Taiwan: Land Expropriation Revision Fails to Address Farmers’ Woes

In the past two years, a number of farmer protests in Taiwan against land expropriation have taken place. Local farmer groups have requested the government to protect farm land from abusive expropriation by amending the Land Expropriation Act.

As the presidential election is approaching, the politicians in the Executive Yuan have decided to revise the law. However, instead of addressing the farmers’ concerns, on December 13, 2011, the lawmakers in the Legislative Yuan passed a revision of the Act that reinstates the interests of development over human rights.

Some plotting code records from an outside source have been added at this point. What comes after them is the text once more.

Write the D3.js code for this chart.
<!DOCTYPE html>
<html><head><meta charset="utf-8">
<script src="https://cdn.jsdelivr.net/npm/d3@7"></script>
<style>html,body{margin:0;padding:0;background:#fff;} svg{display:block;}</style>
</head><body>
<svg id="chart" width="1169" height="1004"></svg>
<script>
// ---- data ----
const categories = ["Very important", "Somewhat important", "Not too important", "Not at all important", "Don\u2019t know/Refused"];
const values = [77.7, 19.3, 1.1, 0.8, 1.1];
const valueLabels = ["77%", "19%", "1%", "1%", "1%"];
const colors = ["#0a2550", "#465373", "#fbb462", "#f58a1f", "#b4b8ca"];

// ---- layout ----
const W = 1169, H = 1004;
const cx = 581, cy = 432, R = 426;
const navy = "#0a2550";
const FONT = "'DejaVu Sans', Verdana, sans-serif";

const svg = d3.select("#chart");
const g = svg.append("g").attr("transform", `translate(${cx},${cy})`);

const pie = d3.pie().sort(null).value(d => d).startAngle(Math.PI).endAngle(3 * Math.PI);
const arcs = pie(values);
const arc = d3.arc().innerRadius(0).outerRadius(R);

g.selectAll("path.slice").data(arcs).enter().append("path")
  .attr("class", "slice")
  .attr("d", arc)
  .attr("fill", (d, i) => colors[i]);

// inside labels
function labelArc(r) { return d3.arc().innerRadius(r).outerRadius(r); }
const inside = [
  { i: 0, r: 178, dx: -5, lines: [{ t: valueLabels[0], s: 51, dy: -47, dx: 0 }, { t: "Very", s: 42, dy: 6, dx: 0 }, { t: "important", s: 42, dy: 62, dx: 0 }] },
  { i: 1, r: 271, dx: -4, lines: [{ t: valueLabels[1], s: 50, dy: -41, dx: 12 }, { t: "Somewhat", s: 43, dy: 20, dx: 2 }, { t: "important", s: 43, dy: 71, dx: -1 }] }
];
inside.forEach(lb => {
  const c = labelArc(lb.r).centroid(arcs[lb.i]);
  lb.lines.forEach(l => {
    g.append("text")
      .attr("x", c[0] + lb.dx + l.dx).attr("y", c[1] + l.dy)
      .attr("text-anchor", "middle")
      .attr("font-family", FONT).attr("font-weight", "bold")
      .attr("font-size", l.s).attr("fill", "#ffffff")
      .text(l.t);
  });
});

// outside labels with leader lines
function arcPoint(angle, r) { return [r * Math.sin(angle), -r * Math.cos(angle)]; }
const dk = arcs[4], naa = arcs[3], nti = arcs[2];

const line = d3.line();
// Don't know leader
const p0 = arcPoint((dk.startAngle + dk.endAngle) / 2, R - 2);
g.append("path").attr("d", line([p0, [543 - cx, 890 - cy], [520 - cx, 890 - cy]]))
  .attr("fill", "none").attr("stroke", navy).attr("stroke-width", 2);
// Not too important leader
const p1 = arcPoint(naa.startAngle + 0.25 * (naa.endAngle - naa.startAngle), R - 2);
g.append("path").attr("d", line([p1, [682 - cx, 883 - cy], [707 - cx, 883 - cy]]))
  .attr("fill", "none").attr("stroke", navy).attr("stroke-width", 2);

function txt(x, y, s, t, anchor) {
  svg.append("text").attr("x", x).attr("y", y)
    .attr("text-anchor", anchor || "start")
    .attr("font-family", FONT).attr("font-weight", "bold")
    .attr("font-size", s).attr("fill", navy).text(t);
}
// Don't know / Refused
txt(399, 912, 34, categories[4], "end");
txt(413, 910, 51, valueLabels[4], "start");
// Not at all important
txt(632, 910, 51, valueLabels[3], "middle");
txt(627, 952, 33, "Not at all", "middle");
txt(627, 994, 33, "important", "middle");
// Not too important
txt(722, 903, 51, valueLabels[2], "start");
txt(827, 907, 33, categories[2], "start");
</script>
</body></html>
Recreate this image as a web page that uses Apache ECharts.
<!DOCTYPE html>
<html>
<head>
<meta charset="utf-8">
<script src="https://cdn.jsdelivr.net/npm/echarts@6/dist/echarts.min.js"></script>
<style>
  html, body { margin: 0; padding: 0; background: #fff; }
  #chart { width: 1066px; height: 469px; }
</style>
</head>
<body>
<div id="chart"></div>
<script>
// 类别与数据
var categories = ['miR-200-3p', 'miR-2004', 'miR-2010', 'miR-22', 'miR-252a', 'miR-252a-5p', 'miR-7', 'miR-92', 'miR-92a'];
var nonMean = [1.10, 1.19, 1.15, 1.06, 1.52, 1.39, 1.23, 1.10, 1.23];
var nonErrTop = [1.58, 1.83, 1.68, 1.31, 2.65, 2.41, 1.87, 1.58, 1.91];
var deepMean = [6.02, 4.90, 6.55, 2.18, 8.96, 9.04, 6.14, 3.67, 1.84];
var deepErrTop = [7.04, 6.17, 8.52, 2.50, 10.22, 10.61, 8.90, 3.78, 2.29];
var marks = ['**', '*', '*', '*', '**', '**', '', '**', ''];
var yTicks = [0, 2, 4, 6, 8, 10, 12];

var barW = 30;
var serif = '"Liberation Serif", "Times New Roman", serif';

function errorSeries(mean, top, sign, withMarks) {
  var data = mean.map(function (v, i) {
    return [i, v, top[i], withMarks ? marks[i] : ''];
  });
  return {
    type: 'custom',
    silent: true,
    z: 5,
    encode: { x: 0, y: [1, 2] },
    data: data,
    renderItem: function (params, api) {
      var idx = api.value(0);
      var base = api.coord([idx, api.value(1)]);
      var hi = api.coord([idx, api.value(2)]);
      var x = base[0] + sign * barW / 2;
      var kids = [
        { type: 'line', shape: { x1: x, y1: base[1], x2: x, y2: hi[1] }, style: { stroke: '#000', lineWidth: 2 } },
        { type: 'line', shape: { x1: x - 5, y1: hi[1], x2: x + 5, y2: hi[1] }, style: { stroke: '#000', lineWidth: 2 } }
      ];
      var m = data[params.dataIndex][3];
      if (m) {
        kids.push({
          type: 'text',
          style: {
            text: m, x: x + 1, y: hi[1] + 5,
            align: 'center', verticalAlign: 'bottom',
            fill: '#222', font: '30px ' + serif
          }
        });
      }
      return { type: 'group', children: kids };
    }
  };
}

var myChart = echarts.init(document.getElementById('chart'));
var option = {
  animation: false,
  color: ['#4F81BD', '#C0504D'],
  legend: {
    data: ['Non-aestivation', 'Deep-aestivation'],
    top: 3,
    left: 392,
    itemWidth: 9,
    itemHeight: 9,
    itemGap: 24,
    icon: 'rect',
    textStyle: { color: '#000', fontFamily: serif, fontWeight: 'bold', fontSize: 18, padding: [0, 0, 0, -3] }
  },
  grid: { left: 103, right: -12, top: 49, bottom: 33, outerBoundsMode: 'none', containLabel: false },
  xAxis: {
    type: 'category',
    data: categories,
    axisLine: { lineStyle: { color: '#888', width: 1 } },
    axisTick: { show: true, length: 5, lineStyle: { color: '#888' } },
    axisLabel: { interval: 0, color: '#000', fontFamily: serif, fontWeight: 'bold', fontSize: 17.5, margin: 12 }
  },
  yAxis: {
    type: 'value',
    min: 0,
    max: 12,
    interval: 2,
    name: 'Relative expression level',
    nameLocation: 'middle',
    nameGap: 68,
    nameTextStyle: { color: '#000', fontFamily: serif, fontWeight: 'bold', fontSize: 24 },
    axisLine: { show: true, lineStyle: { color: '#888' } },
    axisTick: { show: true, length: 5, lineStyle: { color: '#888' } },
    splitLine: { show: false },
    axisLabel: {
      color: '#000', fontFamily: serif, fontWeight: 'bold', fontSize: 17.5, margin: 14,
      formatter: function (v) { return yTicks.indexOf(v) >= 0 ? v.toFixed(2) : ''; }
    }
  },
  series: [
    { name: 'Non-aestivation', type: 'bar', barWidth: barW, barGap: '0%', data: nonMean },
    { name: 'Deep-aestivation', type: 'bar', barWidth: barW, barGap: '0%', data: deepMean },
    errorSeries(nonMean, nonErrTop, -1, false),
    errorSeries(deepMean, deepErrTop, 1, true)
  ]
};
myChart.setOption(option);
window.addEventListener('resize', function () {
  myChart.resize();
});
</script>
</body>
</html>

University Professor Hsu SJ summarized the problem of the proposed bill (translated by Paul Cooper and Drew Cameron via his blog):

First, forced land expropriation involves human rights and is not a simple matter of how much compensation is offered. Forced expropriations are uncommon in constitutional democracies — unlike in Taiwan. This is because these nations view the issue as one involving human rights and one that needs to be strictly observed.

Second, land expropriation is a structural issue and not merely a matter of technical evaluation. Because land expropriation robs people of the constitutionally guaranteed rights mentioned above, expropriation must meet very strict conditions — it must serve the community, be necessarily proportional, a last resort and fully compensated. Not one of these conditions should be ignored.

The old lady is worried that her mother will become homeless. Photo by CHYNG

The old lady is worried that her mother will become homeless. Photo by CHYNG

Independent journalist Shuchuan compared [zh] farmer groups’ proposals and the government's revision in her blog. Quite obviously, the bill passed has not answered the farmers’ demand for procedural justice:



Civil society demanded that “productive farmland should be excluded from land expropriation”, except from projects with pervasive public interest, such as military construction and irrigation. The amendment put forward by the Executive Yuan has included a long list of exceptions, such as: military construction, transportation, public construction, irrigation, public hygiene, environmental projects and “projects that have been approved by the Executive Yuan”.


The Executive Yuan only agrees to organize public consultation rather than a public hearing before land expropriation. (Public consultation is not legally binding, the authority can selectively listen to the suggestions put forward in the consultation, while a public hearing is a formal judicial procedure and what has been discussed is legally binding. )



The Executive Yuan has changed the land expropriation compensation from a fixed price to “market price”. But the so-called “market price” is put forward by the local government to the “Land price evaluation committee”. Since most of the land expropriations are initiated by local governments, it is very unlikely that they can be objective in evaluation of the land price.

The civil society demands an evaluation of land price by three independent consultant firms and a central government authority should be responsible for deciding the “market value”.



According to the Executive Yuan's proposal, the government will only relocate the homeless and those low income residents affected by the land expropriation. Civil society demands resettlement for all.

On the night  of December 13, when politicians were debating the revision of Land Expropriation Act at the Legislative Yuan, farmers and activists from the Taiwan Rural Front demonstrated outside the building calling for land justice. Below is a short video uploaded by Taipeicitypost showing the protest scene. Protesters keep calling out, “For land justice, make no compromise”:

Many farmers shared their stories about forced land expropriation on that night. University student, Xie Er-ting shared [zh] what he had heard from the farmers in his blog:


Brother Ar-den, the winner of top 10 Taiwan classic rice farmer, told everyone on the stage: “My farmland has been expropriated.” The farmland of three other ChuBei farmers who were among the top three in the best rice award for three consecutive years had also been expropriated for the construction of the National Taiwan University's campus. But the expropriated land has remained vacant for 10 years. A 70-year old lady was shedding tears on stage because her 100 year-old mother would become homeless soon. A Hakka farmer could not continue his speech and started singing a folk song, as if he was calling for spirits to calm his heart.

Xie was very sad and questioned the role of the government:


Where is the government? No government officials showed their concern on that night. What we saw was police officers standing there indifferently in their uniforms in front of the gate. The lawmakers were “negotiating” inside the building in their second reading of the bill, “setting” the future of the people outside the building.


In this country, my home could be expropriated with little compensation because of an inexplicable “announcement”. In this country, the annual income per capita is up to USD20,000. It is the world's silicon valley. However, what we see here is a group of elders begging for help in the cold winter night. They don't want to become homeless, that's all. Can we call this an advanced country? I really don't know.

Indeed, the impact of land expropriation has been pervasive in Taiwan, Food Crisis and Global Land Grab has published a list of expropriation sites.